What’s the minimum investment? Traditional CTAs can start at $50,000 and range up to $5 million. A few are being repackaged into retail versions being brought to market by major brokerages. Salomon Smith Barney, Morgan Stanley, Merrill Lynch, and A. G. Edwards offer access for as low as $5,000 for personal accounts and $2,000 for retirement accounts.
How about costs? Annual expenses of managed accounts run between 2% and 4%, although they may run into the high single digits for some retail versions. Fees will likely fall as more firms start offering programs. Remember that CTAs typically earn bonuses of 20% of their profit, but this is only paid when a fund’s net asset value exceeds its previous “high-water mark” and is based on the difference between past and current highs. Reported returns are always net of this payment. CTAs may also have an early redemption fee during the first year to discourage hot money flows.
Can I get clients out? While some accounts may offer immediate liquidity, withdrawals are frequently limited to the end of the month upon 10 days’ notice.

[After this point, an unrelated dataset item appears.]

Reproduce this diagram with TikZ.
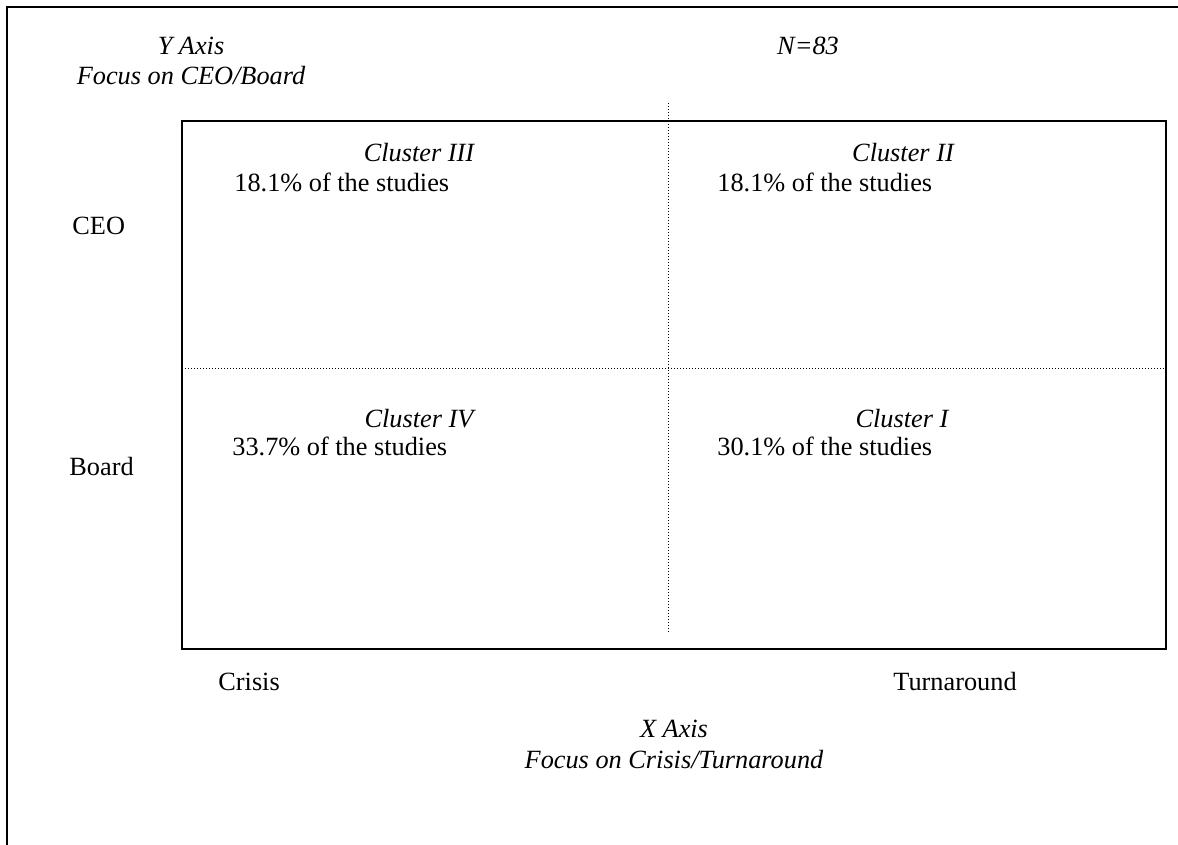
\documentclass[tikz,border=0pt]{standalone}
\usepackage{fontspec}
\setmainfont{Liberation Serif}
\tikzset{
  lbl/.style={inner sep=0pt,anchor=base west,font=\fontsize{13.15}{15}\selectfont},
  ilbl/.style={inner sep=0pt,anchor=base,font=\fontsize{13.15}{15}\selectfont\itshape},
  frame/.style={line width=1pt},
  split/.style={line width=0.5pt,dash pattern=on 0.5pt off 1pt}
}
\begin{document}
\begin{tikzpicture}[x=0.5pt,y=0.5pt,yscale=-1,xscale=1]
\useasboundingbox (0,0) rectangle (1178,845);
% outer frame (cut off at right and bottom)
\draw [frame] (7,845) -- (7,7) -- (1178,7) ;
% quadrant box
\draw [frame] (182,121) rectangle (1166,649) ;
\coordinate (vtop) at (668,103);
\coordinate (vbot) at (668,632);
\coordinate (hleft) at (182,368);
\coordinate (hright) at (1166,368);
\draw [split] (vtop) -- (vbot) ;
\draw [split] (hleft) -- (hright) ;
% axis titles
\node [ilbl] (yaxis) at (191,55) {Y Axis};
\node [ilbl] (yfocus) at (191,85) {Focus on CEO/Board};
\node [ilbl] (total) at (808,55) {N=83};
\node [ilbl] (xaxis) at (674,737) {X Axis};
\node [ilbl] (xfocus) at (674,768) {Focus on Crisis/Turnaround};
% side and bottom labels
\node [lbl] (ceo) at (72,235) {CEO};
\node [lbl] (board) at (69,475) {Board};
\node [lbl] (crisis) at (218,690) {Crisis};
\node [lbl] (turn) at (893,690) {Turnaround};
% clusters
\node [ilbl] (c3) at (419,162) {Cluster III};
\node [lbl] (c3p) at (234,192) {18.1\% of the studies};
\node [ilbl] (c2) at (903,162) {Cluster II};
\node [lbl] (c2p) at (717,192) {18.1\% of the studies};
\node [ilbl] (c4) at (419,427) {Cluster IV};
\node [lbl] (c4p) at (232,455) {33.7\% of the studies};
\node [ilbl] (c1) at (902,427) {Cluster I};
\node [lbl] (c1p) at (717,455) {30.1\% of the studies};
\end{tikzpicture}
\end{document}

What are the tax considerations? Profits are not distributed to investors as they are in mutual stock funds, but investors do accrue tax liabilities. These are largely short-term, consistent with the term of most futures contracts.
Can I put a CTA program into a 401(k)? Yes. Advisors can put these vehicles into tax-advantaged retirement accounts like IRAs and 401(k)s, VAs, and other life products.
Where can I get more information? Altegris/International Traders Research (managedfutures.com), Barclay Trading Group (www.barclaygrp.com), Lind-Waldock (www.lind-waldock.com), and Institutional Advisory Services Group (www.iasg.com).